Google quantum exec says tech is ‘5 years out from a real breakout’


A handout picture from October 2019 shows Sundar Pichai with one of Google’s Quantum Computers in the Santa Barbara lab, California, U.S. Picture taken in October 2019. Google/Handout via REUTERS THIS IMAGE HAS BEEN SUPPLIED BY A THIRD PARTY.

Handout . | Reuters

One of Google’s top executives working on quantum computers said he believe the technology is only five years away from running practical applications that can’t be calculated on modern computers.

Julian Kelly, Google Quantum AI’s director of hardware, told CNBC’s Deirdre Bosa that a quantum computer may be able to do cutting-edge physics and potentially generate new kinds of data.

“We think we’re about five years out from a real breakout, kind of practical application that you can only solve on a quantum computer,” said Kelly in an interview aired Tuesday.

Quantum technology has enjoyed increased attention after Google announced a breakthrough in error correction in December that the company said suggested a path to working quantum computers.

Microsoft, meanwhile, revealed a new quantum computing chip called Majorana in February. The company had to create an “entirely new state of matter” to get the chip to work, CEO Satya Nadella said.

Google’s most advanced quantum computer has 105 cubits, or the basic building block of a quantum computer, while experts say 1 million or more cubits will be needed for useful applications.

Quantum computers have been a dream of physicists and scientists since the 1980s. While traditional computers are based around central processors or graphics processors with bits that are either 0 or 1, quantum qubits are on or off based on probability.

“Quantum computers speak quantum mechanics — they can access the way the universe works at the most fundamental level,” Kelly said.

The first applications for the technology will likely include using the system to simulate cutting-edge physics, Kelly said. That includes “areas where you’ve got some system that’s sort of just out of reach of what a classical computer to do,” he added.

Quantum computers may also be able to generate data used to train AI, although Kelly called this use “speculative.” He said that current artificial intelligence models fundamentally won’t be able to work on quantum computers.

“One of the potential applications that you can think of for a quantum computer is generating new and novel data,” Kelly said.

The quantum computing field has also benefited in recent months from attention on artificial intelligence chips made by Nvidia as investors search for another kind of next-generation processor that could spark a similar boom as graphics processing units did during the recent wave of AI investment.

Nvidia doesn’t make quantum processors, but the company held a Quantum Day event last week where representatives from 12 leading quantum companies, Amazon and Microsoft talked about the potential of the technology.

The chipmaker’s summit came after Nvidia CEO Jensen Huang in January cast doubt on whether useful quantum computers would hit the market in the next 15 years.

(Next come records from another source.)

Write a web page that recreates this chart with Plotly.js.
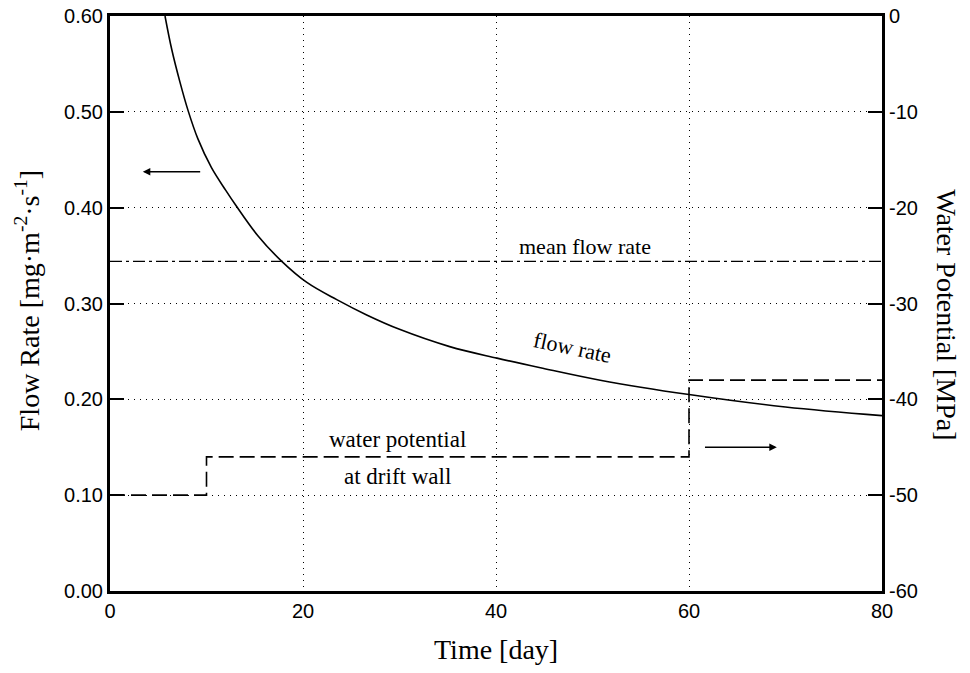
<!DOCTYPE html>
<html>
<head>
<meta charset="utf-8">
<script src="https://cdn.plot.ly/plotly-3.0.1.min.js"></script>
<style>html,body{margin:0;padding:0;background:#fff;}#chart{width:970px;height:673px;}</style>
</head>
<body>
<div id="chart"></div>
<script>
// Flow rate curve (day, mg·m^-2·s^-1)
const flowDays = [5.7, 6.4, 7.25, 8.1, 9.1, 10.5, 12.0, 13.0, 15.3, 17.8, 20.4, 23.5, 26.6, 30.0, 35.2, 40.1, 44.6, 50.8, 60, 70, 80];
const flowRate = [0.600, 0.565, 0.531, 0.501, 0.472, 0.442, 0.418, 0.403, 0.371, 0.344, 0.322, 0.304, 0.288, 0.273, 0.255, 0.243, 0.233, 0.220, 0.205, 0.192, 0.183];
// Mean flow rate
const meanDays = [0, 80];
const meanFlow = [0.344, 0.344];
// Water potential at drift wall (MPa), step function
const wpDays = [0, 10, 60, 80];
const wpValues = [-50, -46, -38, -38];
// Tick values
const flowTicks = [0, 0.1, 0.2, 0.3, 0.4, 0.5, 0.6];
const wpTicks = [-60, -50, -40, -30, -20, -10, 0];
const dayTicks = [0, 20, 40, 60, 80];

const traces = [
  {x: flowDays, y: flowRate, mode: 'lines', line: {color: '#000', width: 1.6, shape: 'spline', smoothing: 1}, xaxis: 'x', yaxis: 'y', hoverinfo: 'skip'},
  {x: meanDays, y: meanFlow, mode: 'lines', line: {color: '#000', width: 1.4, dash: '12px,4px,3px,4px'}, xaxis: 'x', yaxis: 'y', hoverinfo: 'skip'},
  {x: wpDays, y: wpValues, mode: 'lines', line: {color: '#000', width: 1.6, dash: '15px,6px', shape: 'hv'}, xaxis: 'x', yaxis: 'y2', hoverinfo: 'skip'}
];

const tickFont = {family: 'Liberation Sans, Arial, sans-serif', size: 20, color: '#000'};
const serif = 'Liberation Serif, Times New Roman, serif';

const layout = {
  width: 970, height: 673,
  margin: {l: 110, r: 88, t: 16, b: 82},
  paper_bgcolor: '#fff', plot_bgcolor: '#fff',
  showlegend: false,
  xaxis: {
    range: [0, 80], tickvals: dayTicks, ticktext: dayTicks.map(String),
    showline: true, linewidth: 3, linecolor: '#000', mirror: true,
    showgrid: true, gridcolor: '#000', gridwidth: 1, griddash: '1px,5px',
    zeroline: false, ticks: '', tickfont: tickFont
  },
  yaxis: {
    range: [0, 0.6], tickvals: flowTicks, ticktext: flowTicks.map(v => v.toFixed(2)),
    showline: true, linewidth: 3, linecolor: '#000', mirror: true,
    showgrid: true, gridcolor: '#000', gridwidth: 1, griddash: '1px,5px',
    zeroline: false, ticks: 'inside', ticklen: 14, tickwidth: 2, tickcolor: '#000',
    tickfont: tickFont
  },
  yaxis2: {
    range: [-60, 0], tickvals: wpTicks, ticktext: wpTicks.map(String),
    overlaying: 'y', side: 'right', anchor: 'x',
    showline: true, linewidth: 3, linecolor: '#000',
    showgrid: false, zeroline: false,
    ticks: 'inside', ticklen: 14, tickwidth: 2, tickcolor: '#000',
    tickfont: tickFont
  },
  annotations: [
    {xref: 'paper', yref: 'paper', x: 0.5, y: -0.1026, xanchor: 'center', yanchor: 'middle', showarrow: false,
     text: 'Time [day]', font: {family: serif, size: 28, color: '#000'}},
    {xref: 'paper', yref: 'paper', x: -0.1075, y: 0.504, xanchor: 'center', yanchor: 'middle', textangle: -90, showarrow: false,
     text: 'Flow Rate [mg·m<sup>-2</sup>·s<sup>-1</sup>]', font: {family: serif, size: 28, color: '#000'}},
    {xref: 'paper', yref: 'paper', x: 1.0839, y: 0.48, xanchor: 'center', yanchor: 'middle', textangle: 90, showarrow: false,
     text: 'Water Potential [MPa]', font: {family: serif, size: 28, color: '#000'}},
    {xref: 'x', yref: 'y', x: 49.2, y: 0.359, showarrow: false,
     text: 'mean flow rate', font: {family: serif, size: 22, color: '#000'}},
    {xref: 'x', yref: 'y', x: 47.9, y: 0.254, showarrow: false, textangle: 12,
     text: 'flow rate', font: {family: serif, size: 22, color: '#000'}},
    {xref: 'x', yref: 'y', x: 29.8, y: 0.158, showarrow: false,
     text: 'water potential', font: {family: serif, size: 23, color: '#000'}},
    {xref: 'x', yref: 'y', x: 29.8, y: 0.119, showarrow: false,
     text: 'at drift wall', font: {family: serif, size: 23, color: '#000'}},
    {xref: 'x', yref: 'y', axref: 'x', ayref: 'y', x: 3.4, y: 0.4376, ax: 9.5, ay: 0.4376,
     text: '', showarrow: true, arrowhead: 2, arrowsize: 1, arrowwidth: 1.5, arrowcolor: '#000'},
    {xref: 'x', yref: 'y', axref: 'x', ayref: 'y', x: 69.1, y: 0.150, ax: 61.5, ay: 0.150,
     text: '', showarrow: true, arrowhead: 2, arrowsize: 1, arrowwidth: 1.5, arrowcolor: '#000'}
  ]
};

Plotly.newPlot('chart', traces, layout, {displayModeBar: false, staticPlot: true});
</script>
</body>
</html>
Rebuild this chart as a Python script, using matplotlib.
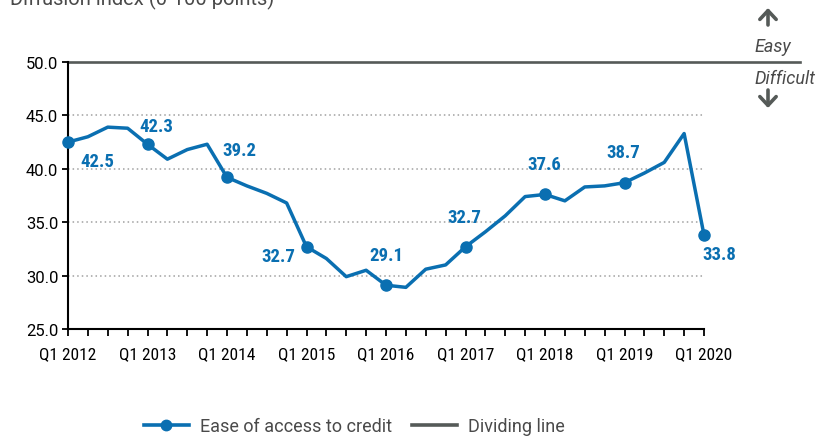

Those comments caused the share prices of several public quantum companies to fall.

Huang last week walked back his January comments, saying they were “wrong,” but he still signaled that he thought technology had a long way to go.

“Of course, quantum computing has the potential and all of our hopes that it will deliver extraordinary impact,” Huang said last week. “But the technology is insanely complicated.”